Implementation of coalition agreement: investments worth more than €700 million, primarily in research grants and sector plans
Today, Minister Dijkgraaf gave further details of the investments in higher education and research announced in the coalition agreement. The government will be paying €300 million a year towards the personal budgets of university researchers in the form of ‘starter and stimulation grants’. In addition, the government will be investing €200 million a year in all university disciplines that have submitted sector plans for this purpose. On top of that, Minister Dijkgraaf announced further spending in excess of €200 million a year on such projects as large-scale research infrastructure, student well-being and matching applicants with European research funds. The government had already unveiled investments of more than €6 billion in research, innovation and education paid out of the National Growth Fund. These investments will allow universities to get most of their fundamentals back in order. Pieter Duisenberg, president of Universities of the Netherlands: ‘The universities will use this money to reduce the heavy workloads of staff and give researchers the opportunity to conduct further research. We are pleased that we will now be able to work towards a Normal Academic Standard.’
In recent years, students, staff and administrators of Dutch universities have teamed up to stress the importance of significant investments in those universities. According to a PwC study, universities had a long-term deficit of €800 million on top of a one-off shortfall of €300 million. This was due to the rapid growth in the number of students coupled with a lack of funding for research. These investments in research and education will go a large way towards redressing the balance.
Personal research grants
The government will invest €100 million in personal research grants for academics before the year is out. This amount will rise to €300 million a year from 2023. The money will be paid out as ‘starter grants’ to newly appointed assistant professors and, from 2023, as ‘stimulation grants’ to other researchers who hold a permanent position. The exact allocation of the stimulation grants will be determined by the Executive Boards and the Boards of Directors of the University Medical Centres, as the case may be. These grants will offer academics greater peace of mind and flexibility when it comes to conducting research and improve the balance between direct and indirect funding.

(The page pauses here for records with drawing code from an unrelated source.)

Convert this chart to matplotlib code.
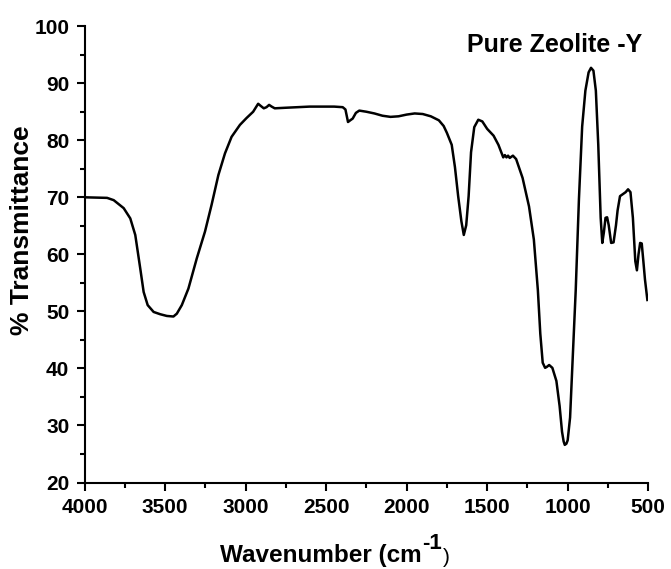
import matplotlib.pyplot as plt
from matplotlib.ticker import MultipleLocator

# FTIR spectrum
wavenumber = [4000, 3860, 3819, 3757, 3716, 3685, 3654, 3633, 3608, 3571, 3530, 3489,
              3448, 3427, 3396, 3355, 3303, 3252, 3211, 3169, 3128, 3087, 3035, 2994,
              2953, 2922, 2905, 2887, 2870, 2854, 2838, 2819, 2750, 2603, 2450, 2397,
              2380, 2364, 2350, 2335, 2315, 2294, 2250, 2200, 2150, 2100, 2050, 2000,
              1950, 1900, 1850, 1800, 1770, 1750, 1720, 1700, 1680, 1660, 1645, 1630,
              1615, 1600, 1580, 1555, 1530, 1500, 1460, 1430, 1400, 1390, 1380, 1370,
              1360, 1340, 1320, 1280, 1240, 1210, 1185, 1170, 1155, 1140, 1128, 1115,
              1095, 1070, 1050, 1035, 1025, 1018, 1008, 1000, 985, 970, 950, 930, 910,
              890, 870, 855, 840, 825, 810, 795, 785, 775, 765, 755, 745, 730, 715, 700,
              690, 675, 655, 640, 625, 610, 595, 580, 570, 560, 550, 540, 530, 520, 505]
transmittance = [70.0, 69.9, 69.5, 68.1, 66.3, 63.4, 57.5, 53.4, 51.1, 49.9, 49.5, 49.2,
                 49.1, 49.6, 51.1, 54.0, 59.3, 64.0, 68.7, 73.9, 77.7, 80.6, 82.7, 83.9,
                 85.0, 86.4, 86.0, 85.6, 85.8, 86.2, 85.9, 85.6, 85.7, 85.9, 85.9, 85.8,
                 85.4, 83.2, 83.5, 83.8, 84.8, 85.2, 85.0, 84.7, 84.3, 84.1, 84.2, 84.5,
                 84.7, 84.6, 84.2, 83.5, 82.5, 81.3, 79.2, 75.3, 70.2, 65.8, 63.4, 65.1,
                 70.2, 77.9, 82.3, 83.6, 83.3, 82.0, 80.8, 79.2, 77.0, 77.4, 77.0, 77.3,
                 76.9, 77.3, 76.7, 73.4, 68.4, 62.6, 53.7, 46.1, 41.0, 40.1, 40.3, 40.6,
                 40.1, 37.8, 33.4, 28.9, 27.2, 26.6, 26.8, 27.4, 31.4, 41.0, 53.7, 69.7, 82.4,
                 88.7, 91.9, 92.7, 92.2, 88.7, 79.2, 66.4, 62.0, 63.9, 66.4, 66.5, 65.1,
                 62.0, 62.1, 65.1, 67.7, 70.2, 70.6, 70.9, 71.4, 70.9, 66.4, 58.8, 57.2,
                 60.0, 62.0, 61.9, 58.8, 55.6, 52.0]

plt.rcParams['font.family'] = ['Liberation Sans', 'DejaVu Sans']
plt.rcParams['font.weight'] = 'bold'

fig = plt.figure(figsize=(6.71, 5.69), dpi=100)
ax = fig.add_axes([0.126, 0.152, 0.840, 0.802])
ax.plot(wavenumber, transmittance, color='black', linewidth=1.8)

ax.set_xlim(4000, 500)
ax.set_ylim(20, 100)
ax.xaxis.set_major_locator(MultipleLocator(500))
ax.xaxis.set_minor_locator(MultipleLocator(250))
ax.yaxis.set_major_locator(MultipleLocator(10))
ax.yaxis.set_minor_locator(MultipleLocator(5))
ax.spines['top'].set_visible(False)
ax.spines['right'].set_visible(False)
for s in ['left', 'bottom']:
    ax.spines[s].set_linewidth(1.5)
ax.tick_params(which='major', length=6, width=1.5, labelsize=15, pad=5)
ax.tick_params(which='minor', length=3.5, width=1.5)

# axis titles placed by hand, as in the picture
fig.text(0.033, 0.596, '% Transmittance', rotation=90, ha='center', va='center',
         fontsize=19, fontweight='bold')
t1 = fig.text(0.328, 0.013, 'Wavenumber (cm', ha='left', va='baseline',
              fontsize=17.5, fontweight='bold')
t2 = ax.annotate('-1', xy=(1, 0), xycoords=t1, xytext=(0.5, 9), textcoords='offset points',
                 ha='left', va='bottom', fontsize=16, fontweight='bold', annotation_clip=False)
ax.annotate(')', xy=(1, 0), xycoords=t2, xytext=(0.5, -9), textcoords='offset points',
            ha='left', va='bottom', fontsize=15, fontweight='normal', annotation_clip=False)

fig.text(0.957, 0.909, 'Pure Zeolite -Y', ha='right', va='baseline',
         fontsize=18, fontweight='bold')

fig.savefig('out.png', dpi=100)
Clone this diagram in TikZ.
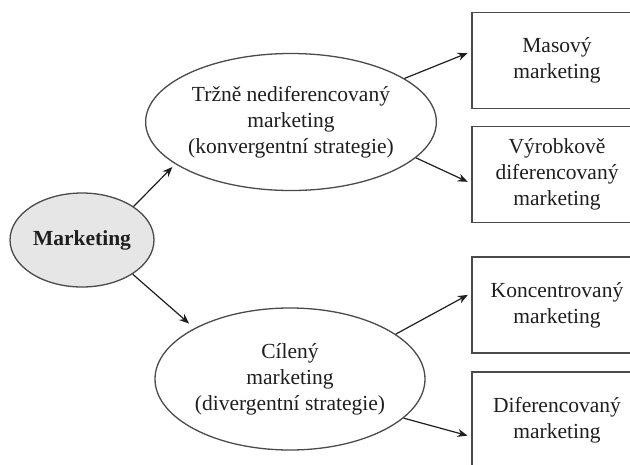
\documentclass[tikz,border=0pt]{standalone}
\usepackage{fontspec}
\setmainfont{Liberation Serif}
\usepackage{xcolor}
\usepackage{tikz}
\usetikzlibrary{arrows.meta,positioning,shapes.geometric}
\definecolor{cInk}{HTML}{1E1E1E}
\definecolor{cLine}{HTML}{4A4A4A}
\definecolor{cFill}{HTML}{E6E6E6}
\tikzset{
  oval/.style={ellipse,draw=cLine,fill=#1,line width=1.3pt,align=center,inner sep=0pt,text=cInk,
    font=\fontsize{21.5}{26}\selectfont},
  oval/.default=white,
  rbox/.style={draw=cLine,line width=1.3pt,align=center,inner sep=0pt,text=cInk,
    minimum width=170pt,minimum height=96pt,font=\fontsize{21.5}{26}\selectfont},
  arr/.style={-{Stealth[length=10pt,width=8pt]},line width=1.2pt,color=cInk},
}

\begin{document}
\begin{tikzpicture}[x=1pt,y=-1pt]
  \useasboundingbox (0,0) rectangle (630,464);
  \clip (0,0) rectangle (630,464);
  % ellipses
  \node[oval=cFill,minimum width=144pt,minimum height=94pt,font=\fontsize{21.5}{26}\selectfont\bfseries] (mkt) at (82,240) {Marketing};
  \node[oval,minimum width=268pt,minimum height=137pt] (undif) at (291,122) {Tržně nediferencovaný\\marketing\\(konvergentní strategie)};
  \node[oval,minimum width=270pt,minimum height=142pt] (cil) at (290,379) {Cílený\\marketing\\(divergentní strategie)};
  % boxes on the right
  \node[rbox] (mas) at (557,60.5) {Masový\\marketing};
  \node[rbox] (vyr) at (557,174.5) {Výrobkově\\diferencovaný\\marketing};
  \node[rbox] (konc) at (557,305) {Koncentrovaný\\marketing};
  \node[rbox] (dif) at (557,420) {Diferencovaný\\marketing};
  % arrows
  \draw[arr,shorten >=4pt] (mkt.33) -- (undif.200);
  \draw[arr,shorten >=7pt] (mkt.-34) -- (cil.152);
  \draw[arr,shorten >=4pt] (undif.21) -- (mas.174);
  \draw[arr,shorten >=4pt] (undif.-16) -- (vyr.186);
  \draw[arr,shorten >=4pt] (cil.23) -- (konc.172);
  \draw[arr,shorten >=4pt] (cil.-19) -- (dif.191);
\end{tikzpicture}
\end{document}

In addition, the government will spend another €200 million a year on sector plans to rebuild the universities’ fundamentals. The amount to be invested this year is €60 million. The medical, natural sciences, engineering and technology, and social sciences and humanities sectors will each submit plans in which they elaborate how their sector can be boosted. These will allow universities to attract research talent and offer more permanent positions. This approach could also help achieve overarching goals, such as creating a future-proof range of educational opportunities and strengthening the strategic cooperation between universities. The minister will set up a committee to assess the sector plans.
Finally, the minister announced a study into the future of the higher education system. This will address the core question of how higher education will meet talent demands in the future. Key concepts in this regard are the balance between higher professional and research education, the management of Dutch and international student numbers and suitable remuneration. The universities are pleased with the opportunity to flesh out this future study in coordination with the universities of applied sciences and the minister. Unfortunately, their plea for imminent changes to the law, which would make it easier for them to manage international student numbers, fell on deaf ears, as the minister decided to make this dependent on the outcome of the future study. This will lead to several years’ delay.
In addition to the aforementioned major investments, the policy letter set out a number of investments in the entire research ecosystem that the universities form part of. These pertain to European matching, large-scale infrastructure and knowledge security. The universities can and will make full use of these resources to fulfil their role in society. Earlier, the government had unveiled additional investments of more than €6 billion in the knowledge and innovation pillar of the National Growth Fund.
The exact consequences of the investments in the policy letter for the individual universities will be determined in an agreement with the minister to be signed next month.